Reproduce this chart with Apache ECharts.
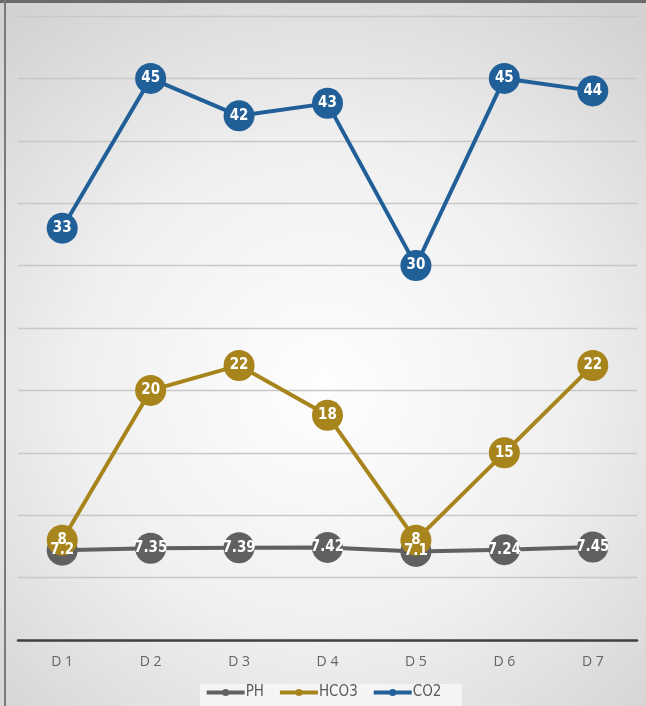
<!DOCTYPE html>
<html>
<head>
<meta charset="utf-8">
<style>
  html, body { margin: 0; padding: 0; background: #ffffff; }
  #chart { width: 646px; height: 706px; }
</style>
<script src="https://cdn.jsdelivr.net/npm/echarts@6/dist/echarts.min.js"></script>
</head>
<body>
<div id="chart"></div>
<script>
// Days of observation
const days = ['D1', 'D2', 'D3', 'D4', 'D5', 'D6', 'D7'];
// Blood gas readings per day
const phValues = [7.2, 7.35, 7.39, 7.42, 7.1, 7.24, 7.45];
const hco3Values = [8, 20, 22, 18, 8, 15, 22];
const co2Values = [33, 45, 42, 43, 30, 45, 44];

const labelFont = '"Liberation Sans Narrow", "DejaVu Sans Condensed", "Roboto Condensed", sans-serif';

function makeSeries(name, data, color) {
  return {
    name: name,
    type: 'line',
    data: data,
    symbol: 'circle',
    symbolSize: 31,
    lineStyle: { color: color, width: 4 },
    itemStyle: { color: color },
    label: {
      show: true,
      position: 'inside',
      color: '#ffffff',
      fontWeight: 'bold',
      fontSize: 15,
      fontFamily: labelFont
    },
    emphasis: { disabled: true },
    animation: false
  };
}

const chart = echarts.init(document.getElementById('chart'), null, { renderer: 'canvas' });
chart.setOption({
  animation: false,
  graphic: [
    {
      type: 'rect', z: -10, silent: true,
      shape: { x: 0, y: 0, width: 646, height: 706 },
      style: {
        fill: {
          type: 'radial', x: 0.5, y: 0.55, r: 0.75,
          colorStops: [
            { offset: 0, color: '#fefefe' },
            { offset: 0.5, color: '#f0f0f0' },
            { offset: 1, color: '#d2d2d2' }
          ]
        }
      }
    },
    {
      type: 'rect', z: -9, silent: true,
      shape: { x: 200, y: 684, width: 262, height: 22 },
      style: { fill: 'rgba(248,248,248,0.8)' }
    },
    {
      type: 'rect', z: 50, silent: true,
      shape: { x: 0, y: 0, width: 646, height: 3 },
      style: { fill: '#6a6a6a' }
    },
    {
      type: 'rect', z: 50, silent: true,
      shape: { x: 4, y: 0, width: 2, height: 706 },
      style: { fill: '#7a7a7a' }
    }
  ],
  grid: { left: 18, right: 9, top: 16, bottom: 66, containLabel: false },
  legend: {
    bottom: 1,
    left: 'center',
    itemWidth: 38,
    itemHeight: 9,
    itemGap: 14,
    data: ['PH', 'HCO3', 'CO2'],
    lineStyle: { width: 4 },
    textStyle: { color: '#595959', fontSize: 15, fontFamily: labelFont, padding: [0, 0, 0, -4] }
  },
  xAxis: {
    type: 'category',
    data: days,
    boundaryGap: true,
    axisLine: { show: true, lineStyle: { color: '#404040', width: 2.5 } },
    axisTick: { show: false },
    axisLabel: {
      color: '#656565',
      fontSize: 14,
      margin: 15,
      fontFamily: '"Open Sans", sans-serif',
      formatter: function (v) { return v.replace(/(\D+)(\d+)/, '$1 $2'); }
    }
  },
  yAxis: {
    type: 'value',
    min: 0,
    max: 50,
    interval: 5,
    axisLine: { show: false },
    axisTick: { show: false },
    axisLabel: { show: false },
    splitLine: { show: true, lineStyle: { color: '#c8c8c8', width: 1.3 } }
  },
  series: [
    makeSeries('PH', phValues, '#606060'),
    makeSeries('HCO3', hco3Values, '#a8841c'),
    makeSeries('CO2', co2Values, '#215f99')
  ]
});
</script>
</body>
</html>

--------------------

The data above should be repeated exactly, minus any pictures.

Reproduce this chart with Apache ECharts.
<!DOCTYPE html>
<html>
<head>
<meta charset="utf-8">
<style>
  html, body { margin: 0; padding: 0; background: #ffffff; }
  #chart { width: 646px; height: 706px; }
</style>
<script src="https://cdn.jsdelivr.net/npm/echarts@6/dist/echarts.min.js"></script>
</head>
<body>
<div id="chart"></div>
<script>
// Days of observation
const days = ['D1', 'D2', 'D3', 'D4', 'D5', 'D6', 'D7'];
// Blood gas readings per day
const phValues = [7.2, 7.35, 7.39, 7.42, 7.1, 7.24, 7.45];
const hco3Values = [8, 20, 22, 18, 8, 15, 22];
const co2Values = [33, 45, 42, 43, 30, 45, 44];

const labelFont = '"Liberation Sans Narrow", "DejaVu Sans Condensed", "Roboto Condensed", sans-serif';

function makeSeries(name, data, color) {
  return {
    name: name,
    type: 'line',
    data: data,
    symbol: 'circle',
    symbolSize: 31,
    lineStyle: { color: color, width: 4 },
    itemStyle: { color: color },
    label: {
      show: true,
      position: 'inside',
      color: '#ffffff',
      fontWeight: 'bold',
      fontSize: 15,
      fontFamily: labelFont
    },
    emphasis: { disabled: true },
    animation: false
  };
}

const chart = echarts.init(document.getElementById('chart'), null, { renderer: 'canvas' });
chart.setOption({
  animation: false,
  graphic: [
    {
      type: 'rect', z: -10, silent: true,
      shape: { x: 0, y: 0, width: 646, height: 706 },
      style: {
        fill: {
          type: 'radial', x: 0.5, y: 0.55, r: 0.75,
          colorStops: [
            { offset: 0, color: '#fefefe' },
            { offset: 0.5, color: '#f0f0f0' },
            { offset: 1, color: '#d2d2d2' }
          ]
        }
      }
    },
    {
      type: 'rect', z: -9, silent: true,
      shape: { x: 200, y: 684, width: 262, height: 22 },
      style: { fill: 'rgba(248,248,248,0.8)' }
    },
    {
      type: 'rect', z: 50, silent: true,
      shape: { x: 0, y: 0, width: 646, height: 3 },
      style: { fill: '#6a6a6a' }
    },
    {
      type: 'rect', z: 50, silent: true,
      shape: { x: 4, y: 0, width: 2, height: 706 },
      style: { fill: '#7a7a7a' }
    }
  ],
  grid: { left: 18, right: 9, top: 16, bottom: 66, containLabel: false },
  legend: {
    bottom: 1,
    left: 'center',
    itemWidth: 38,
    itemHeight: 9,
    itemGap: 14,
    data: ['PH', 'HCO3', 'CO2'],
    lineStyle: { width: 4 },
    textStyle: { color: '#595959', fontSize: 15, fontFamily: labelFont, padding: [0, 0, 0, -4] }
  },
  xAxis: {
    type: 'category',
    data: days,
    boundaryGap: true,
    axisLine: { show: true, lineStyle: { color: '#404040', width: 2.5 } },
    axisTick: { show: false },
    axisLabel: {
      color: '#656565',
      fontSize: 14,
      margin: 15,
      fontFamily: '"Open Sans", sans-serif',
      formatter: function (v) { return v.replace(/(\D+)(\d+)/, '$1 $2'); }
    }
  },
  yAxis: {
    type: 'value',
    min: 0,
    max: 50,
    interval: 5,
    axisLine: { show: false },
    axisTick: { show: false },
    axisLabel: { show: false },
    splitLine: { show: true, lineStyle: { color: '#c8c8c8', width: 1.3 } }
  },
  series: [
    makeSeries('PH', phValues, '#606060'),
    makeSeries('HCO3', hco3Values, '#a8841c'),
    makeSeries('CO2', co2Values, '#215f99')
  ]
});
</script>
</body>
</html>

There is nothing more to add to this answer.